[FLINK-13437][test] Add Hive SQL E2E test #10709

zjuwangg · 2019-12-27T16:38:09Z

What is the purpose of the change

Set up a docker-based yarn-cluster and hive service using the new java based test runtime framework, add HiveConnectorITCase to cover data read/write function, including:

hive data writen by Hive, read by Flink.
hive data writen by Flink, read by Hive.
read/write to a non-partition table.
multi-format for read and write, cover textfile/orc/parquet
Based on this PR, we can add more test such as function/view in further more.

Brief change log

3488ec6 Add e2e test for hive data connector using docker based environment
2f8b127 refactor hive e2e test using new java-based test framework
76c6f08 add muliti format test and all data types test case
31cc4b7 remote e2e bash test

Verifying this change

*Added integration tests for end-to-end deployment *

Does this pull request potentially affect one of the following parts:

Dependencies (does it add or upgrade a dependency): (no)
The public API, i.e., is any changed class annotated with @Public(Evolving): (no)
The serializers: (no)
The runtime per-record code paths (performance sensitive): (no)
Anything that affects deployment or recovery: JobManager (and its components), Checkpointing, Yarn/Mesos, ZooKeeper: (no)
The S3 file system connector: (no)

Documentation

Does this pull request introduce a new feature? (no)
If yes, how is the feature documented? (not applicable )

zjuwangg · 2019-12-27T16:39:21Z

cc @bowenli86 @xuefuz @JingsongLi @KurtYoung @lirui-apache to have a review

zjuwangg · 2019-12-27T16:39:49Z

It's a base work, and we can add more ITCase based on this PR.

flinkbot · 2019-12-27T16:40:35Z

Thanks a lot for your contribution to the Apache Flink project.
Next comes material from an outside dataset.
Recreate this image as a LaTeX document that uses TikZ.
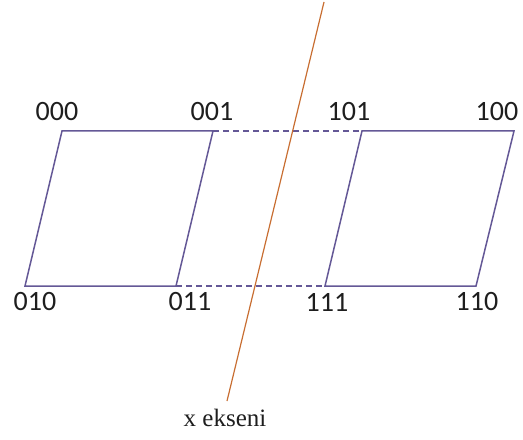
\documentclass[tikz,border=0pt]{standalone}
\usepackage{fontspec}
\setmainfont{Carlito}
\newfontfamily\achsenfont{Liberation Serif}
\usepackage{tikz}
\definecolor{kantenfarbe}{RGB}{100,88,150}
\definecolor{achsenfarbe}{RGB}{200,110,50}
\definecolor{textfarbe}{RGB}{30,30,30}

\begin{document}
\begin{tikzpicture}[x=0.5pt, y=0.5pt,
		kante/.style={draw=kantenfarbe, line width=0.75pt},
		luecke/.style={draw=kantenfarbe, line width=0.75pt, dashed, dash pattern=on 3pt off 2pt},
		ecke/.style={text=textfarbe, font=\fontsize{14}{16}\selectfont, inner sep=0pt},
		font=\fontsize{14}{16}\selectfont]
		% Bildbereich
		\useasboundingbox (0,0) rectangle (523,439);
		% Ecken
		\coordinate (v000) at (62,308);
		\coordinate (v001) at (213,308);
		\coordinate (v101) at (362,308);
		\coordinate (v100) at (514,308);
		\coordinate (v010) at (25,153);
		\coordinate (v011) at (176,153);
		\coordinate (v111) at (325,153);
		\coordinate (v110) at (476,153);
		% Beschriftung der Ecken
		\foreach \n/\x in {000/57, 001/212, 101/349, 100/497}
			\node[ecke] (l\n) at (\x,327) {\n};
		\foreach \n/\x in {010/35, 011/190, 111/327, 110/477}
			\node[ecke] (l\n) at (\x,137) {\n};
		% Parallelogramme
		\draw[kante] (v000) -- (v001) -- (v011) -- (v010) -- cycle;
		\draw[kante] (v101) -- (v100) -- (v110) -- (v111) -- cycle;
		% gestrichelte Verbindungen
		\draw[luecke] (v001) -- (v101);
		\draw[luecke] (v011) -- (v111);
		% Achse
		\coordinate (oben) at (324,437);
		\coordinate (unten) at (227,38);
		\draw[draw=achsenfarbe, line width=0.6pt] (oben) -- (unten);
		\node[text=textfarbe, inner sep=0pt, font=\achsenfont\fontsize{12.5}{14}\selectfont] (achse) at (225,21) {x ekseni};
	\end{tikzpicture}
\end{document}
I'm the @flinkbot. I help the community
to review your pull request. We will use this comment to track the progress of the review.

Automated Checks

Last check on commit e580f03 (Fri Feb 28 21:48:31 UTC 2020)

Warnings:

3 pom.xml files were touched: Check for build and licensing issues.
No documentation files were touched! Remember to keep the Flink docs up to date!

_{Mention the bot in a comment to re-run the automated checks.}

Review Progress

❓ 1. The [description] looks good.
❓ 2. There is [consensus] that the contribution should go into to Flink.
❓ 3. Needs [attention] from.
❓ 4. The change fits into the overall [architecture].
❓ 5. Overall code [quality] is good.

Please see the Pull Request Review Guide for a full explanation of the review process.

The Bot is tracking the review progress through labels. Labels are applied according to the order of the review items. For consensus, approval by a Flink committer of PMC member is required

Bot commands

The @flinkbot bot supports the following commands:

@flinkbot approve description to approve one or more aspects (aspects: description, consensus, architecture and quality)
@flinkbot approve all to approve all aspects
@flinkbot approve-until architecture to approve everything until architecture
@flinkbot attention @username1 [@username2 ..] to require somebody's attention
@flinkbot disapprove architecture to remove an approval you gave earlier

flinkbot · 2019-12-27T17:18:32Z

CI report:

e580f03 Travis: SUCCESS Azure: FAILURE

Bot commands

The @flinkbot bot supports the following commands:

@flinkbot run travis re-run the last Travis build
@flinkbot run azure re-run the last Azure build

zjuwangg · 2020-01-10T03:49:05Z

@bowenli86 @JingsongLi Do you guys have time to have a basic look?

lirui-apache · 2020-01-10T09:18:47Z

...ve-test/src/main/java/org/apache/flink/tests/util/hive/YarnClusterAndHiveDockerResource.java

+
+	@Override
+	public void before() throws Exception {
+		buildDockerImage();


IIUC, building the docker image will take a while for the 1st time, and will be pretty fast for later runs, correct?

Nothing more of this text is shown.